Bejeweled Cupcakes

2017-11-15

Ingredients:

775 gms. glazed fruits
175 gms. magnolia Gold Butter
1 cup muscovado sugar
1 cup peanut butter
½ cup Tondeña Rum
1 lemon, juice & zest
3 pcs. eggs
2 cups + 2 tbsps. All purpose flour
½ tsp. baking powder
¼ tsp. cinnamon
¼ tsp. ground cloves
¼ tsp. ground nutmeg
For the topping:
4 tbsps.

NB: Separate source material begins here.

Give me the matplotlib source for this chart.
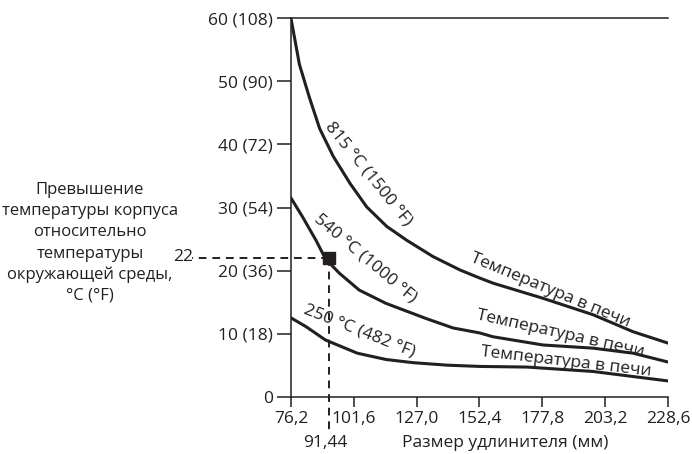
import matplotlib
matplotlib.use("Agg")
import matplotlib.pyplot as plt

plt.rcParams['font.family'] = ['Open Sans', 'DejaVu Sans']

# curves (mm, degC)
x815 = [76.2, 79.6, 83.6, 87.8, 93.3, 100.1, 106.8, 114.9, 123.0, 133.7, 144.5, 152.6, 157.9, 178.1, 198.3, 214.5, 228.6]
y815 = [60.0, 52.7, 47.5, 42.5, 38.1, 33.8, 30.1, 27.0, 24.8, 22.2, 20.1, 18.8, 18.0, 15.6, 13.0, 10.3, 8.5]
x540 = [76.2, 80.9, 86.3, 90.1, 95.7, 103.8, 114.6, 130.8, 141.7, 152.6, 157.9, 178.1, 198.3, 214.5, 228.6]
y540 = [31.5, 28.5, 24.8, 21.9, 19.6, 16.9, 14.8, 12.4, 10.9, 10.1, 9.5, 8.2, 7.7, 6.9, 5.5]
x250 = [76.2, 82.3, 90.1, 103.0, 114.6, 125.5, 139.3, 152.6, 171.6, 198.3, 228.6]
y250 = [12.5, 11.1, 9.0, 6.9, 5.9, 5.4, 5.0, 4.8, 4.7, 4.0, 2.5]

xticks = [76.2, 101.6, 127.0, 152.4, 177.8, 203.2, 228.6]
xlabels = ['76,2', '101,6', '127,0', '152,4', '177,8', '203,2', '228,6']
yticks = [0, 10, 20, 30, 40, 50, 60]
ylabels = ['0', '10 (18)', '20 (36)', '30 (54)', '40 (72)', '50 (90)', '60 (108)']

mark_x = 91.44
mark_y = 22

curve_labels = ['815 °C (1500 °F)', '540 °C (1000 °F)', '250 °C (482 °F)']
oven = 'Температура в печи'
ylabel_lines = ['Превышение', 'температуры корпуса', 'относительно',
                'температуры', 'окружающей среды,', '°C (°F)']

ink = '#231f20'

fig = plt.figure(figsize=(6.92, 4.54), dpi=100)
ax = fig.add_axes([0.4205, 0.1262, 0.5448, 0.8335])

for xs, ys in [(x815, y815), (x540, y540), (x250, y250)]:
    ax.plot(xs, ys, color=ink, lw=2.2, solid_joinstyle='round', zorder=3)

# reference point
ax.plot([mark_x, mark_x], [mark_y, -5.6], color=ink, lw=1.4, ls=(0, (4, 3)), clip_on=False)
ax.plot([mark_x, 36.2], [mark_y, mark_y], color=ink, lw=1.4, ls=(0, (4, 3)), clip_on=False)
ax.plot([mark_x], [mark_y], marker='s', ms=8, color=ink, zorder=4, clip_on=False)

ax.set_xlim(76.2, 228.6)
ax.set_ylim(0, 60)
ax.set_xticks(xticks)
ax.set_xticklabels(xlabels)
ax.set_yticks(yticks)
ax.set_yticklabels(ylabels)
ax.tick_params(axis='y', length=10, width=1.1, pad=3, labelsize=12.5, colors=ink)
ax.tick_params(axis='x', length=7, width=1.1, pad=3, labelsize=12.5, colors=ink)
ax.spines['right'].set_visible(False)
for s in ['left', 'bottom', 'top']:
    ax.spines[s].set_linewidth(1.1)
    ax.spines[s].set_color(ink)

fs = 12.5
ax.text(107.4, 35.3, curve_labels[0], rotation=-51, ha='center', va='center', fontsize=fs, color=ink, rotation_mode='anchor')
ax.text(106.4, 22.0, curve_labels[1], rotation=-40, ha='center', va='center', fontsize=fs, color=ink, rotation_mode='anchor')
ax.text(104.0, 10.4, curve_labels[2], rotation=-21.7, ha='center', va='center', fontsize=fs, color=ink, rotation_mode='anchor')
ax.text(180.9, 16.9, oven, rotation=-22.5, ha='center', va='center', fontsize=fs, color=ink, rotation_mode='anchor')
ax.text(185.0, 9.9, oven, rotation=-12.6, ha='center', va='center', fontsize=fs, color=ink, rotation_mode='anchor')
ax.text(187.4, 5.5, oven, rotation=-6.6, ha='center', va='center', fontsize=fs, color=ink, rotation_mode='anchor')

# y label, one text per line
for i, line in enumerate(ylabel_lines):
    fig.text(90 / 692, 1 - (190 + 21.2 * i) / 454, line,
             ha='center', va='center', fontsize=12, color=ink)
fig.text(193 / 692, 1 - 257 / 454, '22', ha='right', va='center', fontsize=fs, color=ink)
fig.text(325 / 692, 1 - 443 / 454, '91,44', ha='center', va='center', fontsize=fs, color=ink)
fig.text(505 / 692, 1 - 443 / 454, 'Размер удлинителя (мм)', ha='center', va='center', fontsize=fs, color=ink)

fig.savefig('out.png', dpi=100)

Best Fruits Pineapple Jam
1 cup glazed fruits
½ cup walnuts, roasted & coarsely chopped for garnishing
8 pcs. maraschino cherries with steam, for garnishing

 

Method

Step 1

Preheat oven to 300ºF. Line muffin tins with muffin papers and set aside.

Step 2

Put glazed fruits, butter, sugar, peanut butter, rum, orange juice and zest in a saucepan and bring to a boil gently, stirring as the butter melts.

Step 3

Simmer for 5 minutes and then take it off the heat and leave to stand for 30 minutes.

Step 4

Add the eggs, sifted flour, baking powder and spices and stir to combine.

Step 5

Pour mixture 3/4 full into prepared muffin tins and bake for 20 to 25 minutes or until done. Allow to cool.

Step 6

Once cooled, brush each cupcake with pineapple jam on top and decorate with generous amounts of glazed fruit and chopped walnuts. Top each cake with stemmed cherries.